Looking at the letter again, I am still dumbstrick by her choice of words: “last-minute change.”
Vicki, you work for the Parks and Recreation Department for the City of Palm Springs. You have access to the availability calendars for all the softball fields in the Coachella Valley. You accepted 58 teams more than what you originally said you could accommodate and you only figured out at 9 p.m. the night before the tournament that you screwed up? You’ll have to excuse those who don’t believe you.
Maybe that’s why, at last count, this year’s Winter Classic was at just more than half its capacity, and a third of last year’s mark.
When teams travel from as far away as Orlando, New York and Toronto, they had better feel as if they’d gotten their money’s worth. When you lie to them, and then lie to cover it up, they’re going to go looking for another event.

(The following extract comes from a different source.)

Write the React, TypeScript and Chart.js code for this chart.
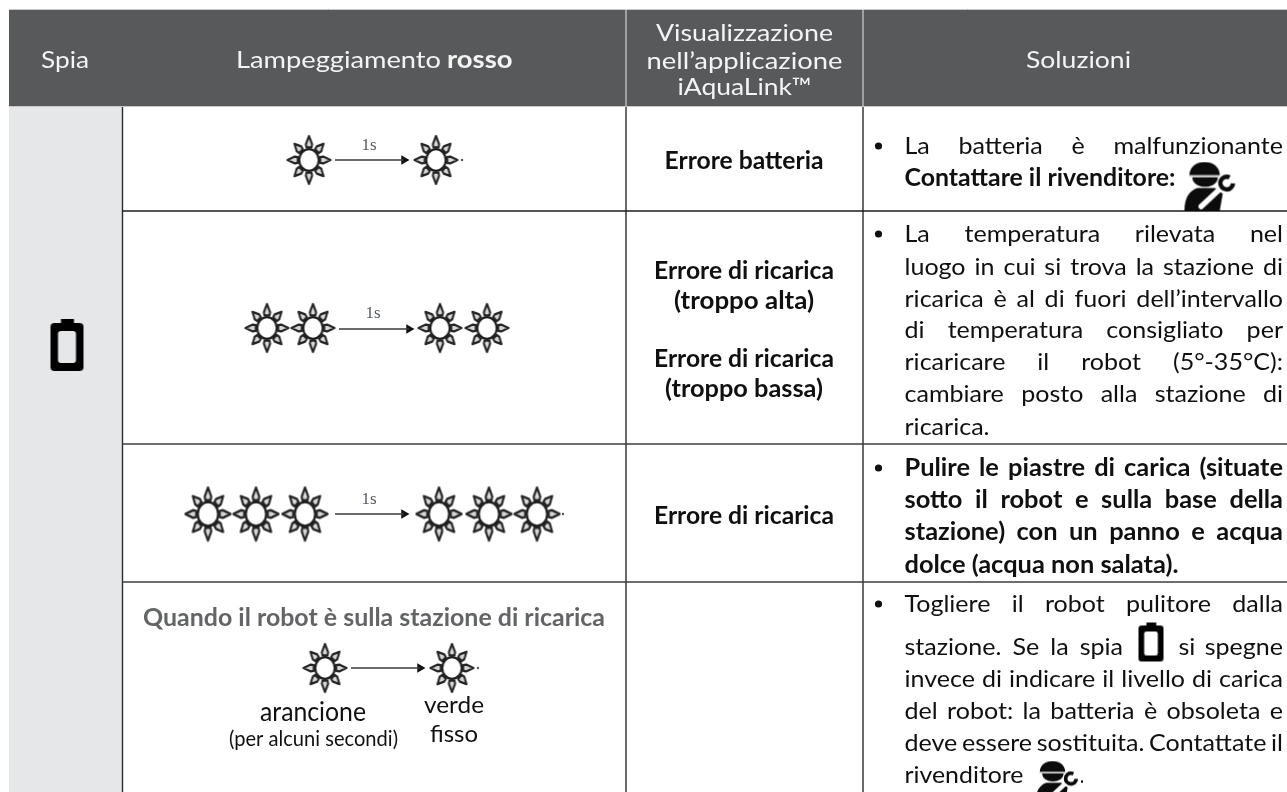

That’s just what they found in this weekend’s Sin City Shootout in Las Vegas. Nearly 70 teams will be competing in the first-ever gay softball tournament held in Las Vegas. It is, incidentally, organized by members of the Los Angeles Gay and Lesbian Softball League as a direct result of the ineptitude and deception encountered at last year’s Winter Classic.
At least four teams from San Diego will be attending the Vegas tournament, and, in the spirit of the event, if I had to bet as to whether Vegas or Palm Springs was going to be better organized or more pleasant, I’d go all-in on Sin City.